We have reduced the total number of k/n pairs between 20M<n<50M from just shy of 2M pairs (1,946,998) by over 55% to 871,348 k/n pairs remaining.
This leaves roughly
29,045 k/n pairs per 1M range of n.
(For comparison purposes) 1M-20M has roughly
26,264 k/n pairs per 1M range of n.
Continued in next message, see graph.
Y-axis represents total number of k/n's remaining without factors
X-axis represents the update interval.
Final table representing previous update intervals.
Future tables may have different limits on lower n> / Upper n< to represent current prp levels of first-pass and second-pass.

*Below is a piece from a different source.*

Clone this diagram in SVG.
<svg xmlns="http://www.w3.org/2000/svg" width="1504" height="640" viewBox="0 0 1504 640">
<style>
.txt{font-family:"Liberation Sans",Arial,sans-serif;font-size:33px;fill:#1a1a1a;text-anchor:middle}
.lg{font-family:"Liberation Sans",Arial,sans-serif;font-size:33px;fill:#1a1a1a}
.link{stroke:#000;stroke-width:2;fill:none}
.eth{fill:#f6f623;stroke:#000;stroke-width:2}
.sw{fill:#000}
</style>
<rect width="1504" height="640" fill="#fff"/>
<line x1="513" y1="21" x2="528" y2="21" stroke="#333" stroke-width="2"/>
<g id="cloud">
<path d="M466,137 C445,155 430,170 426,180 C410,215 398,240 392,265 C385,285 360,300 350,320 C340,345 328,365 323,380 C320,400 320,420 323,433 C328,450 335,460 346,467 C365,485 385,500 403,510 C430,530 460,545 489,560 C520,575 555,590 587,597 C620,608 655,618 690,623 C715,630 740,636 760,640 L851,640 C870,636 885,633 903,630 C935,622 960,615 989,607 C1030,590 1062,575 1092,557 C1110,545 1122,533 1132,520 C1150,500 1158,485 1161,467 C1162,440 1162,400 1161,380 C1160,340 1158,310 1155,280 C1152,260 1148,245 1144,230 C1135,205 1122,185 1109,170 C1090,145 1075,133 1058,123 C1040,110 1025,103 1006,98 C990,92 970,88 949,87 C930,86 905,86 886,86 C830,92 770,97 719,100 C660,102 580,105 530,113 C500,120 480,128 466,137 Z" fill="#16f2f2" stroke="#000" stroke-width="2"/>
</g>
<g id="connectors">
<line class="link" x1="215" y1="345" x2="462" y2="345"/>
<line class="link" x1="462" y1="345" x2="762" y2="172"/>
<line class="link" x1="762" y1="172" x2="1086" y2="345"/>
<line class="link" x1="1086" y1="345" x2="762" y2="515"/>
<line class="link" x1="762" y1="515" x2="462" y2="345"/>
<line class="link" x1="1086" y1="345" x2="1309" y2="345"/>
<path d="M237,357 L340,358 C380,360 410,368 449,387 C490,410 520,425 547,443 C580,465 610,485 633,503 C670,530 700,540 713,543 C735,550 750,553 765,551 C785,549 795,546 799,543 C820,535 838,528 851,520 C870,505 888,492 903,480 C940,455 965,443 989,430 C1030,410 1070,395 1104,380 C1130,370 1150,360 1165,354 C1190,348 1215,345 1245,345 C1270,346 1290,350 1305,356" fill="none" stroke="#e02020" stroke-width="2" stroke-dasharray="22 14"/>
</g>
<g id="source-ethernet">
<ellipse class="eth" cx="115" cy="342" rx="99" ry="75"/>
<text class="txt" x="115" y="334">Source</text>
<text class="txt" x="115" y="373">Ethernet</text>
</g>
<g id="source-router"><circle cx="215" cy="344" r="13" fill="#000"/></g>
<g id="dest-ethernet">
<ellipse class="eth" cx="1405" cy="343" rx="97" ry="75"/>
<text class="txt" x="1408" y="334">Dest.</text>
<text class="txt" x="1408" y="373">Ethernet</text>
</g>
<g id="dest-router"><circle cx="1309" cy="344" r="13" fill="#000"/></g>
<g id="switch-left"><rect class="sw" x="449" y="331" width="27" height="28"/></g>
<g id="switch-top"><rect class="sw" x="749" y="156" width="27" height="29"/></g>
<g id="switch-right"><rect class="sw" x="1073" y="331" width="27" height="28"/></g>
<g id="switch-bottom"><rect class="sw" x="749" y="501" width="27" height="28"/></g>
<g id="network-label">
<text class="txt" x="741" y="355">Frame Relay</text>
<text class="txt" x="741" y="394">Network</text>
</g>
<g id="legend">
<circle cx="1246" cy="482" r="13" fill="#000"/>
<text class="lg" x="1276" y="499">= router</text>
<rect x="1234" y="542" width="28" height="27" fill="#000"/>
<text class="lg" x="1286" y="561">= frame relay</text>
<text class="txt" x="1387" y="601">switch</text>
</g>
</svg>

All future table will begin with the April-5 (p=25T) update inverval. (Original will change to p=25T)
Notes:
The dat size in bold (Lower LHS of table) represents the current 20M<n<50M range and 991<n<50M dat.
Points of interest for the most recent update shown in bold and noted as "found April-5"...
Notice the relatively large number of n<1M eliminated, many of these were from the low-p factoring efforts. The 20M<n<30M range "factors found" is slightly greater then the 30M<n<40M or 40M<n<50M, this difference or roughly 60 factors is probably due to factrange@yahoo.com submissions.
Note the reduction in 10M ranges 50-60, 60-70, 80-90, 90-100... These unique factors were found solely through factrange.txt submissions from people using the 991<n<50M dat. It seems as though all dat are able to find a great deal of unique factors just above their upper limit.
1.7M<n<20M main-effort dat finds factors into the low 40M range. Where as the 991<n<50m dat finds alot of factors 50M-100M and above... yes we are keeping n>100M as well.